Surely, diverse, collective power could have negotiated better. As just 0.7 percent of the population, trans people can’t add much weight to any political bargain — and aren’t worth the taxpayer dollars funding hundreds of bills designed to limit our freedoms. But the fact that selling each other out never works for anyone is an existential lesson we must finally learn if we ever hope for real progress. At this point, we have nothing to lose at all by doing it differently.
Maybe more people than I think already understand that. At least it looks like more are starting to see it — and to vote accordingly. We live in hope.
Still, I won’t lie: it’s been a brutal year. Everything I feared would happen has unfolded faster and worse than I imagined. I didn’t see it coming that trans people would literally be called “domestic extremists,” or that people I once considered heroes — like Gov. Gavin Newsom — would join in scapegoating us.
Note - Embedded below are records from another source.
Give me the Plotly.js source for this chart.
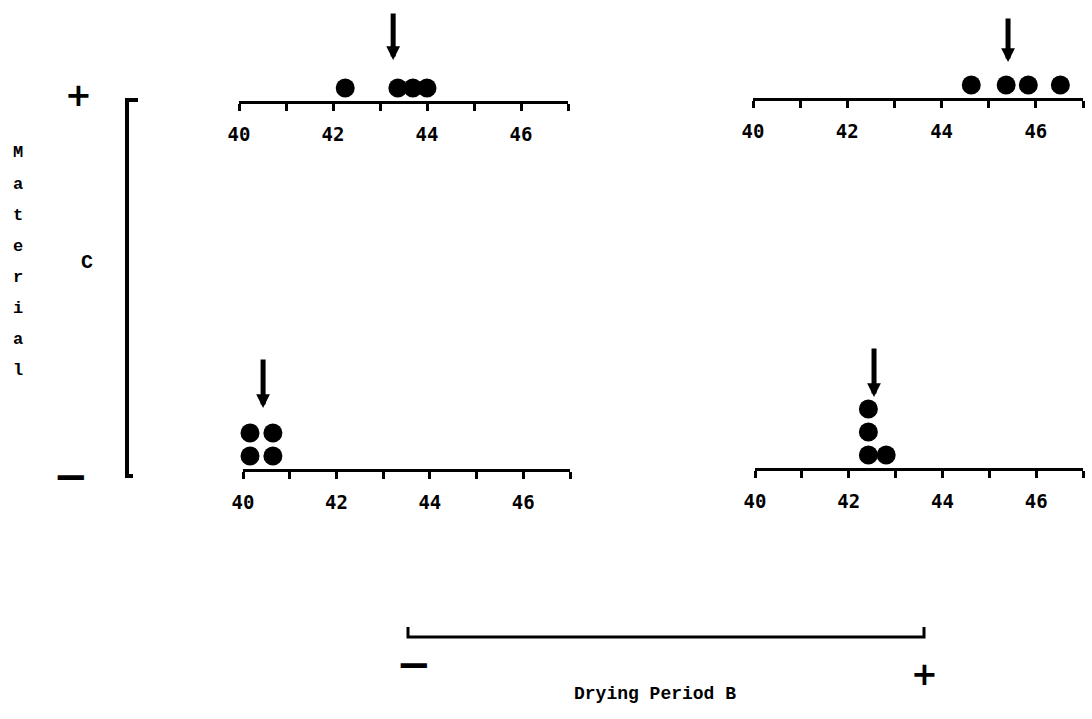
<!DOCTYPE html>
<html>
<head>
<meta charset="utf-8">
<script src="https://cdn.plot.ly/plotly-3.0.1.min.js"></script>
<style>html,body{margin:0;padding:0;background:#fff;}#chart{width:1092px;height:719px;}</style>
</head>
<body>
<div id="chart"></div>
<script>
// ---- data ----
const tickValues = [40, 42, 44, 46];
const tickLabels = ['40', '42', '44', '46'];
const axisRange = [40, 47];
const valsBminusCplus = [42.26, 43.38, 43.70, 44.00];
const valsBplusCplus = [44.63, 45.37, 45.84, 46.52];
const valsBminusCminus = [40.15, 40.15, 40.64, 40.64];
const valsBplusCminus = [42.42, 42.42, 42.42, 42.80];
const meanArrows = [43.28, 45.41, 40.43, 42.54];
const factorB = {name: 'Drying Period B', low: '−', high: '+'};
const factorC = {name: 'Material', letter: 'C', low: '−', high: '+'};

// ---- layout config (pixel positions) ----
const W = 1092, H = 719;
const UNIT = 23;      // px per stack level
const BASE = 13;      // px from axis to first dot centre
const panels = [
  {vals: valsBminusCplus,  x0: 239, x1: 568,  axisY: 101, gap: 28, len: 48},
  {vals: valsBplusCplus,   x0: 753, x1: 1083, axisY: 98,  gap: 23, len: 45},
  {vals: valsBminusCminus, x0: 243, x1: 570,  axisY: 469, gap: 25, len: 50},
  {vals: valsBplusCminus,  x0: 755, x1: 1083, axisY: 468, gap: 12, len: 50}
];
const px = x => x / W;
const py = y => 1 - y / H;

const traces = [];
const layout = {
  width: W, height: H, autosize: false,
  margin: {l: 0, r: 0, t: 0, b: 0, pad: 0},
  paper_bgcolor: '#ffffff', plot_bgcolor: 'rgba(0,0,0,0)',
  showlegend: false,
  annotations: [], shapes: []
};
const tickFont = {family: 'DejaVu Sans Mono', size: 19, color: '#000', weight: 'bold'};

panels.forEach((p, i) => {
  const n = i + 1;
  const xa = n === 1 ? 'xaxis' : 'xaxis' + n;
  const ya = n === 1 ? 'yaxis' : 'yaxis' + n;
  const xr = n === 1 ? 'x' : 'x' + n;
  const yr = n === 1 ? 'y' : 'y' + n;
  // stack levels for equal values
  const counts = {};
  const levels = p.vals.map(v => { counts[v] = (counts[v] || 0) + 1; return counts[v]; });
  const topLevel = Math.max(...levels);
  const hPx = Math.min(110, p.axisY - 2);
  const r0 = 1 - BASE / UNIT;
  layout[xa] = {
    domain: [px(p.x0), px(p.x1)], anchor: yr, range: axisRange,
    showline: true, linecolor: '#000', linewidth: 3,
    showgrid: false, zeroline: false, fixedrange: true,
    tickmode: 'array', tickvals: tickValues, ticktext: tickLabels,
    ticks: 'outside', ticklen: 7, tickwidth: 3, tickcolor: '#000',
    ticklabelstandoff: 7,
    minor: {tickmode: 'array', tickvals: [40, 41, 42, 43, 44, 45, 46, 47], ticks: 'outside', ticklen: 7, tickwidth: 3, tickcolor: '#000', showgrid: false},
    tickfont: tickFont
  };
  layout[ya] = {
    domain: [py(p.axisY), py(p.axisY - hPx)], anchor: xr,
    range: [r0, r0 + hPx / UNIT], visible: false, fixedrange: true
  };
  traces.push({
    type: 'scatter', mode: 'markers', x: p.vals, y: levels, xaxis: xr, yaxis: yr,
    marker: {color: '#000', size: 19, line: {width: 0}}, cliponaxis: false, hoverinfo: 'x'
  });
  layout.annotations.push({
    xref: xr, yref: yr, x: meanArrows[i], y: topLevel + p.gap / UNIT,
    text: '', showarrow: true, arrowhead: 2, arrowsize: 0.55, arrowwidth: 5,
    arrowcolor: '#000', ax: 0, ay: -p.len, standoff: 0
  });
});

// brackets
layout.shapes.push({
  type: 'path', xref: 'paper', yref: 'paper',
  path: `M${px(138)},${py(100)} L${px(127)},${py(100)} L${px(127)},${py(476)} L${px(133)},${py(476)}`,
  line: {color: '#000', width: 4}
});
layout.shapes.push({
  type: 'path', xref: 'paper', yref: 'paper',
  path: `M${px(408)},${py(627)} L${px(408)},${py(637)} L${px(924)},${py(637)} L${px(924)},${py(627)}`,
  line: {color: '#000', width: 3}
});

const txtFont = (s) => ({family: 'Liberation Mono', size: s, color: '#000', weight: 'bold'});
function addText(t, x, y, size, family) {
  const f = txtFont(size);
  if (family) f.family = family;
  layout.annotations.push({xref: 'paper', yref: 'paper', x: px(x), y: py(y), text: t,
    showarrow: false, xanchor: 'center', yanchor: 'middle', font: f});
}
// factor C (left)
addText(factorC.high, 78, 95, 32, 'DejaVu Sans');
addText(factorC.low, 70, 477, 42, 'DejaVu Sans');
addText(factorC.letter, 87, 262, 20);
factorC.name.split('').forEach((ch, k) => addText(ch, 18, 153 + k * 31, 17));
// factor B (bottom)
addText(factorB.low, 413, 664, 42, 'DejaVu Sans');
addText(factorB.high, 924, 674, 32, 'DejaVu Sans');
addText(factorB.name, 655, 694, 18);

Plotly.newPlot('chart', traces, layout, {displayModeBar: false, staticPlot: true});
</script>
</body>
</html>
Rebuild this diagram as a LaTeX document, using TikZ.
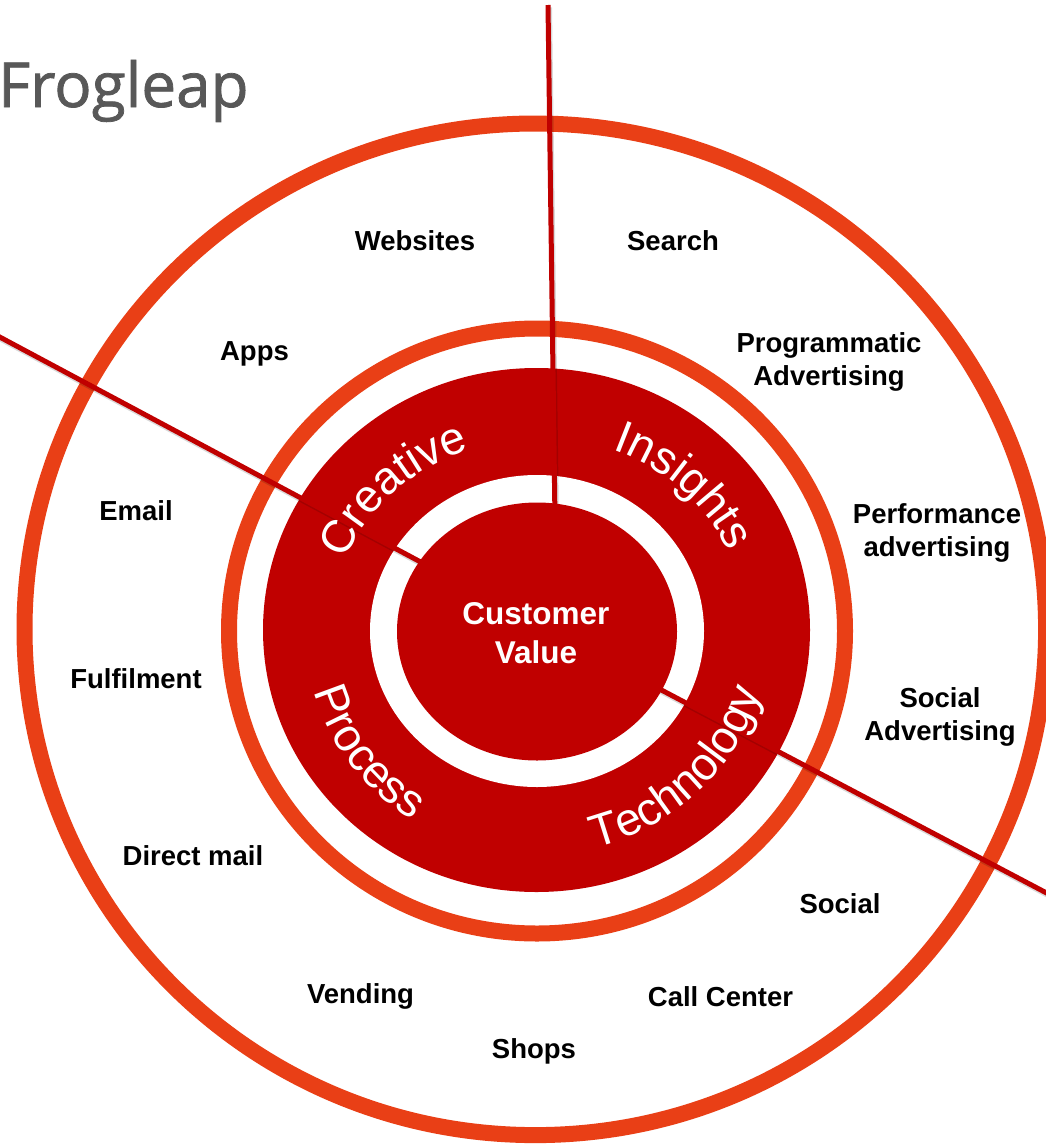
\documentclass[tikz,border=0pt]{standalone}
\usepackage{fontspec}
\setmainfont{Liberation Sans}
\newfontfamily\frogfont{Open Sans}[FakeBold=1.2]
\usetikzlibrary{decorations.text,calc}
\definecolor{ringorange}{RGB}{233,63,22}
\definecolor{deepred}{RGB}{192,0,0}
\definecolor{froggray}{RGB}{88,88,88}
\newcommand\crvfont{\fontsize{46}{46}\selectfont}
\begin{document}
\begin{tikzpicture}[x=1pt,y=1pt,
  ring/.style={draw=ringorange,line width=16pt},
  spoke/.style={draw=deepred,line width=5pt},
  spokeshadow/.style={draw=black,opacity=0.15,line width=5pt,transform canvas={shift={(1.5pt,-2.5pt)}}},
  label/.style={font=\fontsize{27.5}{33}\selectfont\bfseries,align=center,anchor=base,inner sep=0pt},
  curvedtext/.style={decorate,decoration={text along path,text align=center,text color=white,text={#1}}}
]
\useasboundingbox (0,0) rectangle (1045,-1146);
\fill[white] (0,0) rectangle (1045,-1146);
\coordinate (C) at (537,-631);
% rings and disks
\draw[ring] (535.3,-629.3) ellipse [x radius=510.8pt, y radius=505.8pt];
\draw[ring] (537,-631) ellipse [x radius=308pt, y radius=302.5pt];
\fill[deepred] (536.5,-630) ellipse [x radius=273.5pt, y radius=262pt];
\fill[white] (537,-631) ellipse [x radius=167pt, y radius=156pt];
% spokes
\coordinate (t1) at (548,-5);
\coordinate (t2) at (555,-520);
\coordinate (l1) at (-5,-334.5);
\coordinate (l2) at (430,-567);
\coordinate (r1) at (650,-684);
\coordinate (r2) at (1058,-899);
\draw[spokeshadow] (t1) -- (t2);
\draw[spokeshadow] (l1) -- (l2);
\draw[spokeshadow] (r1) -- (r2);
\draw[spoke] (t1) -- (t2);
\draw[spoke] (l1) -- (l2);
\draw[spoke] (r1) -- (r2);
% inner disk
\fill[deepred] (537,-631.5) ellipse [x radius=140pt, y radius=129pt];
% curved texts
\path[curvedtext={|\crvfont|Creative}] ($(C)+(200:207pt and 192pt)$) arc[start angle=200, end angle=70, x radius=207pt, y radius=192pt];
\path[curvedtext={|\crvfont|Insights}] ($(C)+(110:210pt and 195pt)$) arc[start angle=110, end angle=-20, x radius=210pt, y radius=195pt];
\path[curvedtext={|\crvfont|Technology}] ($(C)+(-110:232pt and 224pt)$) arc[start angle=-110, end angle=20, x radius=232pt, y radius=224pt];
\path[curvedtext={|\crvfont|Process}] ($(C)+(151:232pt and 224pt)$) arc[start angle=151, end angle=281, x radius=232pt, y radius=224pt];
% centre text (base anchor = last line's baseline)
\node[font=\fontsize{31.5}{38.5}\selectfont\bfseries, text=white, align=center, anchor=base, inner sep=0pt] (cv) at (536,-663) {Customer\\Value};
% title
\node[font=\frogfont\fontsize{62}{62}\selectfont, text=froggray, anchor=base west, inner sep=0pt] (title) at (-2,-107) {Frogleap};
% channel labels
\node[label] (websites) at (415,-250) {Websites};
\node[label] (search) at (673,-250) {Search};
\node[label] (apps) at (254.5,-360) {Apps};
\node[label] (prog) at (829,-385) {Programmatic\\Advertising};
\node[label] (email) at (136,-520) {Email};
\node[label] (perf) at (937,-556) {Performance\\advertising};
\node[label] (fulfil) at (136,-688) {Fulfilment};
\node[label] (socadv) at (940,-740) {Social\\Advertising};
\node[label] (direct) at (193,-865) {Direct mail};
\node[label] (social) at (840,-913) {Social};
\node[label] (vending) at (360.5,-1003) {Vending};
\node[label] (call) at (720.5,-1006) {Call Center};
\node[label] (shops) at (534,-1058) {Shops};
\end{tikzpicture}
\end{document}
I’ve had to learn a new skill I never wanted: how to protect my privacy and physical safety while my country considers out loud whether I should be listed as a terrorist for the crimes of existing, for teaching people the etiquette of basic decency toward trans people, and for joining a movement to secure our place in the American Dream.
Once I got over the shock, fear, and most of the anxiety of all that, I had a realization I didn’t expect: I can handle anything now.
It’s a strange kind of empowerment, tempered by bitter sadness and deep disappointment. But “power is the point,” right? If the far right — and the everyday liberals who pre-complied with them by dropping trans rights — have taught me anything, it’s that I am far more powerful than any of the doomed ways they can imagine to stop me or my community.
Because freedom of expression, liberty, and the pursuit of happiness aren’t just founding tenets of this nation — they are the heartbeat of trans people, who have existed across every era and culture and will never cease to do so. You can repress us, legislate against us, or even rename us as threats. But you only reveal, through your attempts, how powerful we really are, because we never perish.
To my friends who want progress, as we desperately do: stop wasting energy trying to silence us. Embrace us, and harness our power toward achieving the goals that matter to all of us.
Scott Turner Schofield is an actor, writer, producer, speaker, and trans activist who transitioned 25 years ago and followed their calling to become an advocate.